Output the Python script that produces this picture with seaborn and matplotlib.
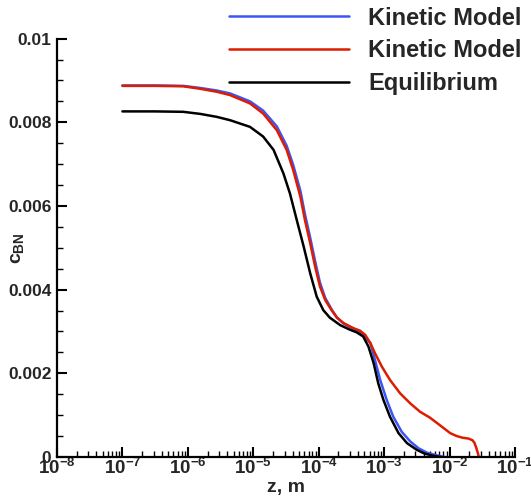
import numpy as np
import pandas as pd
import matplotlib
matplotlib.use("Agg")
import matplotlib.pyplot as plt
import seaborn as sns
from matplotlib.ticker import LogLocator, FixedLocator, FixedFormatter, NullFormatter
from matplotlib.lines import Line2D

# ---------------- data ----------------
# log10(z [m]) and c_BN for each curve
kin1_logz = [-7.00, -6.50, -6.07, -5.81, -5.56, -5.355, -5.05, -4.85, -4.64, -4.49,
             -4.39, -4.28, -4.21, -4.13, -4.055, -3.98, -3.90, -3.80, -3.72, -3.62,
             -3.47, -3.37, -3.32, -3.21, -3.14, -3.06, -2.96, -2.86, -2.73, -2.60,
             -2.475, -2.34, -2.20, -2.07]
kin1_c = [0.00888, 0.00888, 0.00887, 0.00882, 0.00876, 0.00869, 0.00850, 0.00828,
          0.00790, 0.00744, 0.00698, 0.00636, 0.00580, 0.00524, 0.00468, 0.00416,
          0.00380, 0.00352, 0.00333, 0.00319, 0.00306, 0.00299, 0.00292, 0.00272,
          0.00232, 0.00184, 0.00136, 0.00096, 0.00060, 0.00037, 0.00021, 0.00010,
          0.00004, 0.0]

kin2_logz = [-7.00, -6.50, -6.07, -5.81, -5.56, -5.355, -5.05, -4.85, -4.64, -4.49,
             -4.39, -4.28, -4.21, -4.13, -4.055, -3.98, -3.90, -3.80, -3.72, -3.62,
             -3.47, -3.37, -3.29, -3.21, -3.14, -3.035, -2.91, -2.755, -2.60, -2.45,
             -2.30, -2.19, -2.09, -1.99, -1.89, -1.80, -1.71, -1.65, -1.62, -1.59,
             -1.56, -1.555]
kin2_c = [0.00887, 0.00887, 0.00886, 0.00880, 0.00873, 0.00865, 0.00845, 0.00821,
          0.00781, 0.00734, 0.00686, 0.00622, 0.00566, 0.00511, 0.00455, 0.00407,
          0.00375, 0.00350, 0.00333, 0.00320, 0.00308, 0.00302, 0.00292, 0.00272,
          0.00248, 0.00216, 0.00184, 0.00152, 0.00128, 0.00108, 0.00094, 0.00081,
          0.00069, 0.00057, 0.00050, 0.00046, 0.00044, 0.00040, 0.00034, 0.00021,
          0.00005, 0.0]

eq_logz = [-7.00, -6.50, -6.07, -5.81, -5.56, -5.355, -5.05, -4.85, -4.69, -4.54,
           -4.44, -4.335, -4.23, -4.13, -4.03, -3.93, -3.83, -3.67, -3.52, -3.42,
           -3.32, -3.24, -3.16, -3.09, -3.01, -2.91, -2.78, -2.65, -2.50, -2.38,
           -2.25, -2.14]
eq_c = [0.00826, 0.00826, 0.00825, 0.00820, 0.00813, 0.00805, 0.00789, 0.00766,
        0.00734, 0.00678, 0.00630, 0.00566, 0.00503, 0.00439, 0.00383, 0.00351,
        0.00333, 0.00315, 0.00304, 0.00298, 0.00288, 0.00264, 0.00224, 0.00176,
        0.00136, 0.00096, 0.00057, 0.00033, 0.00017, 0.00008, 0.00003, 0.0]

series_labels = ["Kinetic Model", "Kinetic Model", "Equilibrium"]
series_colors = ["#3d55f5", "#dd1c00", "#000000"]

x_tick_exps = [-8, -7, -6, -5, -4, -3, -2, -1]
y_ticks = [0.0, 0.002, 0.004, 0.006, 0.008, 0.01]
y_tick_labels = ["0", "0.002", "0.004", "0.006", "0.008", "0.01"]

# ---------------- style ----------------
sns.set_style("ticks")
plt.rcParams["font.family"] = ["Liberation Sans", "DejaVu Sans"]
plt.rcParams["font.weight"] = "bold"
plt.rcParams["mathtext.fontset"] = "custom"
plt.rcParams["mathtext.rm"] = "Liberation Sans:bold"
plt.rcParams["mathtext.bf"] = "Liberation Sans:bold"
plt.rcParams["mathtext.it"] = "Liberation Sans:bold"
plt.rcParams["mathtext.sf"] = "Liberation Sans:bold"

fig = plt.figure(figsize=(5.31, 4.98), dpi=100)
ax = fig.add_axes([57 / 531, 1 - 457 / 498, (515 - 57) / 531, (457 - 38.6) / 498])

curves = [(kin1_logz, kin1_c), (kin2_logz, kin2_c), (eq_logz, eq_c)]
for (lz, c), lab, col in zip(curves, series_labels, series_colors):
    df = pd.DataFrame({"z": np.power(10.0, lz), "c": c})
    sns.lineplot(data=df, x="z", y="c", color=col, linewidth=1.8,
                 sort=False, estimator=None, ax=ax, legend=False)
for ln in ax.get_lines():
    ln.set_solid_joinstyle("round")
    ln.set_solid_capstyle("round")

ax.set_xscale("log")
ax.set_xlim(1e-8, 1e-1)
ax.set_ylim(0, 0.01)

ax.xaxis.set_major_locator(FixedLocator([10.0 ** e for e in x_tick_exps]))
ax.xaxis.set_major_formatter(FixedFormatter([r"$10^{%d}$" % e for e in x_tick_exps]))
ax.xaxis.set_minor_locator(LogLocator(base=10, subs=np.arange(2, 10), numticks=100))
ax.xaxis.set_minor_formatter(NullFormatter())

ax.yaxis.set_major_locator(FixedLocator(y_ticks))
ax.yaxis.set_major_formatter(FixedFormatter(y_tick_labels))
ax.yaxis.set_minor_locator(FixedLocator(np.arange(0, 0.01001, 0.0005)))

for s in ["top", "right"]:
    ax.spines[s].set_visible(False)
for s in ["left", "bottom"]:
    ax.spines[s].set_linewidth(1.6)
    ax.spines[s].set_color("black")

ax.tick_params(which="major", direction="in", length=7.5, width=1.5,
               labelsize=12.5, color="black", pad=4)
ax.tick_params(which="minor", direction="in", length=4, width=1.0, color="black")
ax.tick_params(axis="x", which="major", labelsize=13.5, pad=1)
for lbl in ax.get_xticklabels() + ax.get_yticklabels():
    lbl.set_fontweight("bold")

ax.set_xlabel("z, m", fontsize=14, fontweight="bold")
ax.xaxis.set_label_coords(0.5, -0.052)
ax.xaxis.label.set_va("top")
ax.set_ylabel(r"$c_{BN}$", fontsize=14)
ax.yaxis.set_label_coords(-0.068, 0.50)

handles = [Line2D([0], [0], color=c, lw=1.8) for c in series_colors]
fig.legend(handles, series_labels, loc="upper left",
           bbox_to_anchor=(229 / 531, 1 - 6.5 / 498), frameon=False,
           prop={"weight": "bold", "size": 17},
           handlelength=5.1, handletextpad=0.8, labelspacing=0.41,
           borderpad=0, borderaxespad=0)

ax.grid(False)
fig.savefig("out.png", dpi=100)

# # # # # # #

Without the pictures, write out the whole listing above exactly as it appears.

Output the Python script that produces this picture with seaborn and matplotlib.
import numpy as np
import pandas as pd
import matplotlib
matplotlib.use("Agg")
import matplotlib.pyplot as plt
import seaborn as sns
from matplotlib.ticker import LogLocator, FixedLocator, FixedFormatter, NullFormatter
from matplotlib.lines import Line2D

# ---------------- data ----------------
# log10(z [m]) and c_BN for each curve
kin1_logz = [-7.00, -6.50, -6.07, -5.81, -5.56, -5.355, -5.05, -4.85, -4.64, -4.49,
             -4.39, -4.28, -4.21, -4.13, -4.055, -3.98, -3.90, -3.80, -3.72, -3.62,
             -3.47, -3.37, -3.32, -3.21, -3.14, -3.06, -2.96, -2.86, -2.73, -2.60,
             -2.475, -2.34, -2.20, -2.07]
kin1_c = [0.00888, 0.00888, 0.00887, 0.00882, 0.00876, 0.00869, 0.00850, 0.00828,
          0.00790, 0.00744, 0.00698, 0.00636, 0.00580, 0.00524, 0.00468, 0.00416,
          0.00380, 0.00352, 0.00333, 0.00319, 0.00306, 0.00299, 0.00292, 0.00272,
          0.00232, 0.00184, 0.00136, 0.00096, 0.00060, 0.00037, 0.00021, 0.00010,
          0.00004, 0.0]

kin2_logz = [-7.00, -6.50, -6.07, -5.81, -5.56, -5.355, -5.05, -4.85, -4.64, -4.49,
             -4.39, -4.28, -4.21, -4.13, -4.055, -3.98, -3.90, -3.80, -3.72, -3.62,
             -3.47, -3.37, -3.29, -3.21, -3.14, -3.035, -2.91, -2.755, -2.60, -2.45,
             -2.30, -2.19, -2.09, -1.99, -1.89, -1.80, -1.71, -1.65, -1.62, -1.59,
             -1.56, -1.555]
kin2_c = [0.00887, 0.00887, 0.00886, 0.00880, 0.00873, 0.00865, 0.00845, 0.00821,
          0.00781, 0.00734, 0.00686, 0.00622, 0.00566, 0.00511, 0.00455, 0.00407,
          0.00375, 0.00350, 0.00333, 0.00320, 0.00308, 0.00302, 0.00292, 0.00272,
          0.00248, 0.00216, 0.00184, 0.00152, 0.00128, 0.00108, 0.00094, 0.00081,
          0.00069, 0.00057, 0.00050, 0.00046, 0.00044, 0.00040, 0.00034, 0.00021,
          0.00005, 0.0]

eq_logz = [-7.00, -6.50, -6.07, -5.81, -5.56, -5.355, -5.05, -4.85, -4.69, -4.54,
           -4.44, -4.335, -4.23, -4.13, -4.03, -3.93, -3.83, -3.67, -3.52, -3.42,
           -3.32, -3.24, -3.16, -3.09, -3.01, -2.91, -2.78, -2.65, -2.50, -2.38,
           -2.25, -2.14]
eq_c = [0.00826, 0.00826, 0.00825, 0.00820, 0.00813, 0.00805, 0.00789, 0.00766,
        0.00734, 0.00678, 0.00630, 0.00566, 0.00503, 0.00439, 0.00383, 0.00351,
        0.00333, 0.00315, 0.00304, 0.00298, 0.00288, 0.00264, 0.00224, 0.00176,
        0.00136, 0.00096, 0.00057, 0.00033, 0.00017, 0.00008, 0.00003, 0.0]

series_labels = ["Kinetic Model", "Kinetic Model", "Equilibrium"]
series_colors = ["#3d55f5", "#dd1c00", "#000000"]

x_tick_exps = [-8, -7, -6, -5, -4, -3, -2, -1]
y_ticks = [0.0, 0.002, 0.004, 0.006, 0.008, 0.01]
y_tick_labels = ["0", "0.002", "0.004", "0.006", "0.008", "0.01"]

# ---------------- style ----------------
sns.set_style("ticks")
plt.rcParams["font.family"] = ["Liberation Sans", "DejaVu Sans"]
plt.rcParams["font.weight"] = "bold"
plt.rcParams["mathtext.fontset"] = "custom"
plt.rcParams["mathtext.rm"] = "Liberation Sans:bold"
plt.rcParams["mathtext.bf"] = "Liberation Sans:bold"
plt.rcParams["mathtext.it"] = "Liberation Sans:bold"
plt.rcParams["mathtext.sf"] = "Liberation Sans:bold"

fig = plt.figure(figsize=(5.31, 4.98), dpi=100)
ax = fig.add_axes([57 / 531, 1 - 457 / 498, (515 - 57) / 531, (457 - 38.6) / 498])

curves = [(kin1_logz, kin1_c), (kin2_logz, kin2_c), (eq_logz, eq_c)]
for (lz, c), lab, col in zip(curves, series_labels, series_colors):
    df = pd.DataFrame({"z": np.power(10.0, lz), "c": c})
    sns.lineplot(data=df, x="z", y="c", color=col, linewidth=1.8,
                 sort=False, estimator=None, ax=ax, legend=False)
for ln in ax.get_lines():
    ln.set_solid_joinstyle("round")
    ln.set_solid_capstyle("round")

ax.set_xscale("log")
ax.set_xlim(1e-8, 1e-1)
ax.set_ylim(0, 0.01)

ax.xaxis.set_major_locator(FixedLocator([10.0 ** e for e in x_tick_exps]))
ax.xaxis.set_major_formatter(FixedFormatter([r"$10^{%d}$" % e for e in x_tick_exps]))
ax.xaxis.set_minor_locator(LogLocator(base=10, subs=np.arange(2, 10), numticks=100))
ax.xaxis.set_minor_formatter(NullFormatter())

ax.yaxis.set_major_locator(FixedLocator(y_ticks))
ax.yaxis.set_major_formatter(FixedFormatter(y_tick_labels))
ax.yaxis.set_minor_locator(FixedLocator(np.arange(0, 0.01001, 0.0005)))

for s in ["top", "right"]:
    ax.spines[s].set_visible(False)
for s in ["left", "bottom"]:
    ax.spines[s].set_linewidth(1.6)
    ax.spines[s].set_color("black")

ax.tick_params(which="major", direction="in", length=7.5, width=1.5,
               labelsize=12.5, color="black", pad=4)
ax.tick_params(which="minor", direction="in", length=4, width=1.0, color="black")
ax.tick_params(axis="x", which="major", labelsize=13.5, pad=1)
for lbl in ax.get_xticklabels() + ax.get_yticklabels():
    lbl.set_fontweight("bold")

ax.set_xlabel("z, m", fontsize=14, fontweight="bold")
ax.xaxis.set_label_coords(0.5, -0.052)
ax.xaxis.label.set_va("top")
ax.set_ylabel(r"$c_{BN}$", fontsize=14)
ax.yaxis.set_label_coords(-0.068, 0.50)

handles = [Line2D([0], [0], color=c, lw=1.8) for c in series_colors]
fig.legend(handles, series_labels, loc="upper left",
           bbox_to_anchor=(229 / 531, 1 - 6.5 / 498), frameon=False,
           prop={"weight": "bold", "size": 17},
           handlelength=5.1, handletextpad=0.8, labelspacing=0.41,
           borderpad=0, borderaxespad=0)

ax.grid(False)
fig.savefig("out.png", dpi=100)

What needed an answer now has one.